Super Tuesday is coming up, and I have my predictions.
Last cycle, I predicted the relative performance of Sanders and Clinton in each race, and my predictions were uncannily accurate. I did better than polling and other predicting agencies or individuals. This year, things are more complicated, and I have less confidence now than I did near the end of the last primary cycle. One reason is the larger number of candidates that are not as clearly distinct. Another reason is Bloomberg. It is simply hard to tell what effect he is having.
A third point of difficulty is, of course, those odd states. Minnesota is one of these this year, since Senator Kobuchar is popular here, so a model based any information outside of Minnesota does not help. Same with Vermont (Sanders).
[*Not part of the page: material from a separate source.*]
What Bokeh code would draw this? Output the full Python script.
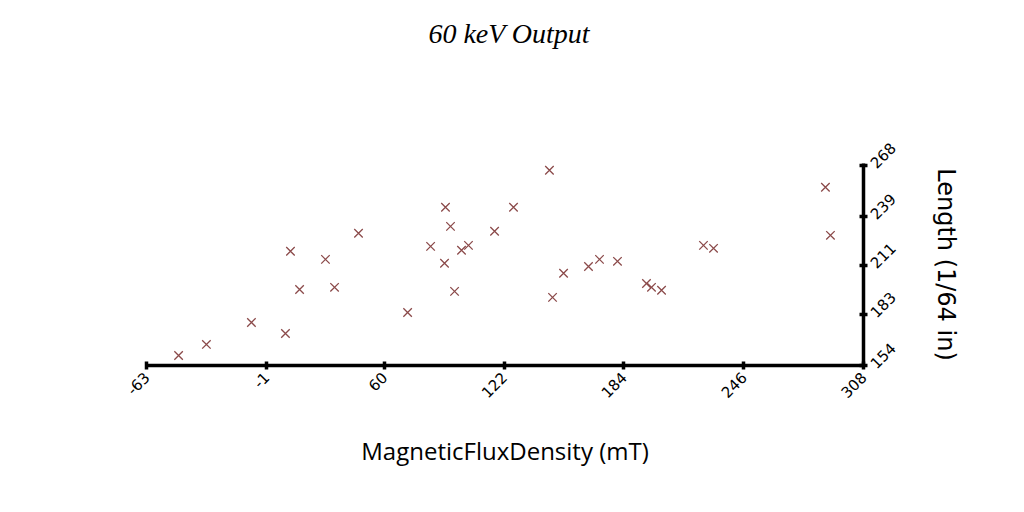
from bokeh.plotting import figure
from bokeh.models import Div, FixedTicker, Range1d
from bokeh.layouts import column
from bokeh.embed import file_html
from bokeh.resources import INLINE

flux = [-46.4, -32.0, -8.7, 8.9, 11.5, 16.2, 29.6, 34.3, 46.7, 72.1, 84.0, 91.7,
        91.2, 94.3, 96.4, 100.0, 103.6, 117.1, 126.9, 145.5, 147.1, 152.8, 165.7,
        171.4, 180.7, 195.7, 198.3, 203.5, 225.2, 230.4, 288.3, 290.9]
length = [159.7, 166.0, 178.5, 172.2, 219.0, 197.3, 214.4, 198.5, 229.3, 184.2, 221.8, 244.1,
          212.2, 233.2, 196.2, 219.6, 222.4, 230.4, 244.1, 265.2, 192.8, 206.5, 210.4,
          214.4, 213.3, 200.7, 198.5, 196.8, 222.4, 220.7, 255.5, 228.1]
x_ticks = [-63, -1, 60, 122, 184, 246, 308]
y_ticks = [154, 183, 211, 239, 268]

title = Div(text="60 keV Output", width=1008, height=40,
            styles={"font-family": "Liberation Serif", "font-style": "italic",
                    "font-size": "28px", "text-align": "center", "width": "1008px",
                    "margin-top": "14px"})

p = figure(width=1008, height=448, output_backend="svg", toolbar_location=None,
           x_range=Range1d(-63, 308), y_range=Range1d(154, 269),
           y_axis_location="right",
           min_border_left=146, min_border_right=145, min_border_top=104, min_border_bottom=142)
p.outline_line_color = None
p.grid.visible = False

p.scatter(flux, length, marker="x", size=12, line_width=1.3, color="#8b4a4a")

p.xaxis.ticker = FixedTicker(ticks=x_ticks)
p.yaxis.ticker = FixedTicker(ticks=y_ticks)
p.xaxis.major_label_overrides = {t: str(t) for t in x_ticks}
for ax in (p.xaxis, p.yaxis):
    ax.axis_line_width = 3.5
    ax.major_tick_line_width = 3.5
    ax.major_tick_in = 4
    ax.major_tick_out = 4
    ax.minor_tick_line_color = None
    ax.major_label_orientation = 0.785
    ax.major_label_text_font = "DejaVu Sans"
    ax.major_label_text_font_size = "15px"
    ax.major_label_text_color = "black"
    ax.axis_label_text_color = "black"
    ax.axis_label_text_font_style = "normal"
p.xaxis.axis_label = "MagneticFluxDensity (mT)"
p.xaxis.axis_label_text_font = "Open Sans"
p.xaxis.axis_label_text_font_size = "24px"
p.xaxis.axis_label_standoff = 28
p.yaxis.axis_label = "Length (1/64 in)"
p.yaxis.axis_label_text_font = "DejaVu Sans"
p.yaxis.axis_label_text_font_size = "24px"
p.yaxis.axis_label_orientation = "vertical"
p.yaxis.axis_label_standoff = 28

layout = column(title, p, spacing=0)
open("out.html", "w").write(file_html(layout, INLINE))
This model is a little complex so I’ll explain how it works. The simple version is that I predict the performance of each candidate, in absolute terms (but incidentally scaled from 0 to 100) based on a regression model using ethnic makeup of each state. The regression model is derived from actual performance of that individual (out of 100% among the investigated individuals). However, the “actual performance” data exists only for Iowa, New Hampshire, Nevada and South Carolina. This is not enough data, and it is for various reasons screwy data. So, I add in the polling data form the better polled states (such as California, Texas, etc.) So actual and polling data from 13 states are used to predict all of the states. Since some of those polling states are on Super Tuesday and some are not, the resulting table of data includes a mix of polling and prediction. This is fair because those polling data are used IN the prediction.
The original ethnic data included various flavors of Asian and Hispanic numbers. when including these numbers, statistical confidence dropped. As was the case last cycle, the best predictive data is simply percentage of white vs black in a state. This makes sense for a lot of reasons we can discuss at another time. I will simply point out at this time that when it comes do Democratic Primary and Caucus results, #BLM in a big way.
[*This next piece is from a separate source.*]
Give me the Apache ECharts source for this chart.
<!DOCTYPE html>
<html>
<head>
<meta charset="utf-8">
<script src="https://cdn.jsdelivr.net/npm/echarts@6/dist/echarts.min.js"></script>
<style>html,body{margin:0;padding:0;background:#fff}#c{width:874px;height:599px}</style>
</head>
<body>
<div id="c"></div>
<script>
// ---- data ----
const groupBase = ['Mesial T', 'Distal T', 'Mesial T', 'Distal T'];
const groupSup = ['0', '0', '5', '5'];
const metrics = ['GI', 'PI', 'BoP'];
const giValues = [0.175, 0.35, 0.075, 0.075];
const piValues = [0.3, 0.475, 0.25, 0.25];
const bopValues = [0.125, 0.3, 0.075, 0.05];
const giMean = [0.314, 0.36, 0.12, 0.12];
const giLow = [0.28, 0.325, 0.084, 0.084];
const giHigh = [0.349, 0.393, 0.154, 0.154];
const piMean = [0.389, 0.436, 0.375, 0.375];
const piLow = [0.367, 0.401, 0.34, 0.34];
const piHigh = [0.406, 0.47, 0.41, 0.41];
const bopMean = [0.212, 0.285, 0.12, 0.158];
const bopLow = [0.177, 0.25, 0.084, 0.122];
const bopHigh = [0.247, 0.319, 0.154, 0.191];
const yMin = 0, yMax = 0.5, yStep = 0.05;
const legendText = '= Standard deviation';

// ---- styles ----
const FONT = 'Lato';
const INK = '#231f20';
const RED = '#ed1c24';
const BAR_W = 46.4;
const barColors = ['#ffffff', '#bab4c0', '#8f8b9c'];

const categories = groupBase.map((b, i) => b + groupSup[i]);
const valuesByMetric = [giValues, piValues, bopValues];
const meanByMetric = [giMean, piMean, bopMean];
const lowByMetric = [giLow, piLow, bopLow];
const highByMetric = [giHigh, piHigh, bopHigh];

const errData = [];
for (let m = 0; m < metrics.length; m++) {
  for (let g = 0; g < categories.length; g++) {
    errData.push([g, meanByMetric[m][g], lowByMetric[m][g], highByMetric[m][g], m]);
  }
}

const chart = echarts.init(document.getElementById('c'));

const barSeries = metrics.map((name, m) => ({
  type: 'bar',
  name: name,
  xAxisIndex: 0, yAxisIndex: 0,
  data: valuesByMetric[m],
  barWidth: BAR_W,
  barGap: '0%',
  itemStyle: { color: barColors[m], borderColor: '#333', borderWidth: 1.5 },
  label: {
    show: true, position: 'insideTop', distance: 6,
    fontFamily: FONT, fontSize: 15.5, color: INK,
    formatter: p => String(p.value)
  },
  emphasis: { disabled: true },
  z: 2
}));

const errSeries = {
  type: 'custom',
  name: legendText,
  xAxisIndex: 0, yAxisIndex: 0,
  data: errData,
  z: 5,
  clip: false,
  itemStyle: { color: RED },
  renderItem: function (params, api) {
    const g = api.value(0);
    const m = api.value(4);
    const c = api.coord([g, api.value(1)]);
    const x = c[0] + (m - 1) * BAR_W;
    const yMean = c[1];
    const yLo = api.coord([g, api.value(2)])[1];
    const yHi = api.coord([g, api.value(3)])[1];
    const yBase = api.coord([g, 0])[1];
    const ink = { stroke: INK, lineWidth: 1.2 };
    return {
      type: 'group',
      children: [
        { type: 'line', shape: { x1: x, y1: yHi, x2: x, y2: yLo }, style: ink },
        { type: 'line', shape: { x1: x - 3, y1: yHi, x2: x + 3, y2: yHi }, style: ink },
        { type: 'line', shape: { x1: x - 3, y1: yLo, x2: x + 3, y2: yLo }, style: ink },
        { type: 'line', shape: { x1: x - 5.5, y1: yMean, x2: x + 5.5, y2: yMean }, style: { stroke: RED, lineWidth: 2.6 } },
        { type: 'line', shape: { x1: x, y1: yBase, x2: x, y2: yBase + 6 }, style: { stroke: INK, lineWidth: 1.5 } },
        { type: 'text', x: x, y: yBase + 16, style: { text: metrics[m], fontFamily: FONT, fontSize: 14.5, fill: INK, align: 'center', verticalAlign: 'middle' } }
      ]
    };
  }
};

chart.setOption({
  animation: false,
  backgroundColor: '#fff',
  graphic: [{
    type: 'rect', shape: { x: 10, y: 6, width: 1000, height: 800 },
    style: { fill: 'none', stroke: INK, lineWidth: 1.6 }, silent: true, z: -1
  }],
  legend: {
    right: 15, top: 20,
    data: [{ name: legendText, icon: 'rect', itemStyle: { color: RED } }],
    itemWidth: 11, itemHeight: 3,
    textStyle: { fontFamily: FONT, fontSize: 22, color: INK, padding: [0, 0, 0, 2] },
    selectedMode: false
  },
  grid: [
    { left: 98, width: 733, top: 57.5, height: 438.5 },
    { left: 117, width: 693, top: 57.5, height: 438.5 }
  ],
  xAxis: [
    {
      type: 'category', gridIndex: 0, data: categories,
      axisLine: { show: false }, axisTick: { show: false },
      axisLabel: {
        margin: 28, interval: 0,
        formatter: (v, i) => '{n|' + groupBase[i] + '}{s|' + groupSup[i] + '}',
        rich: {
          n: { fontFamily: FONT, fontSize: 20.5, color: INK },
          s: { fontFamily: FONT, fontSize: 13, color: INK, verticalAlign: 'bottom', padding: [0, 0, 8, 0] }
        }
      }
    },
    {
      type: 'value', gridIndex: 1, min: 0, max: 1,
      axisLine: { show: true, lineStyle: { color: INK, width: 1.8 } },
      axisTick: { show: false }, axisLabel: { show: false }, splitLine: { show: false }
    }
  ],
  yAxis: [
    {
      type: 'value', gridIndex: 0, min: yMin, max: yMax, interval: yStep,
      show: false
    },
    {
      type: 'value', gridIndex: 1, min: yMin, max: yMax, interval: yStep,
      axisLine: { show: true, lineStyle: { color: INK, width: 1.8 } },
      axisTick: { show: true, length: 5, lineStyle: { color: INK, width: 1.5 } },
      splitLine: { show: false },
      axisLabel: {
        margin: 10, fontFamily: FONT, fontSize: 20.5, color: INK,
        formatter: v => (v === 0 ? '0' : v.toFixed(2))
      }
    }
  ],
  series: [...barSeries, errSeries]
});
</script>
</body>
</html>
R-squared values for the regression runs was generally close to 0.85.
Bottom line: Sanders comes in first in most states, with Biden second in number of firsts. But remember, this is a delegate fight, so the number of delegates matters.
I’m not going to try to predict the number of delegates since that is so dependent on things like the 15% threshold that it would be easier to just wait until Wednesday and see how it comes out!
Here are my predictions, UPDATED to reflect recent changes in the field of candidates:
Since Buttigieg has now dropped out and his share of the vote might make a big difference if shifted to one of the other candidates, how seriously should we take this prediction? (I have no idea other than it seems in general that his ideas are closer to Biden than to Sanders.)
I’ve updated the data.
It’s now Thursday and it is clear that the 10 states for Sanders and only 4 states for Biden prediction was not fulfilled. In fact the numbers were essentially just the opposite.* (The Bloomburg and Warren results were also way off.) It just goes to show that predicting human behavior and the direction of humans’ choices is fraught with pitfalls. I’m sure the results were a surprise and shock to most if not all of the political pundits, to the Sanders camp, and probably the Trump-Putin camp as well.
* The California vote count is not expected to be finished for weeks. Like our justice system it grinds slowly.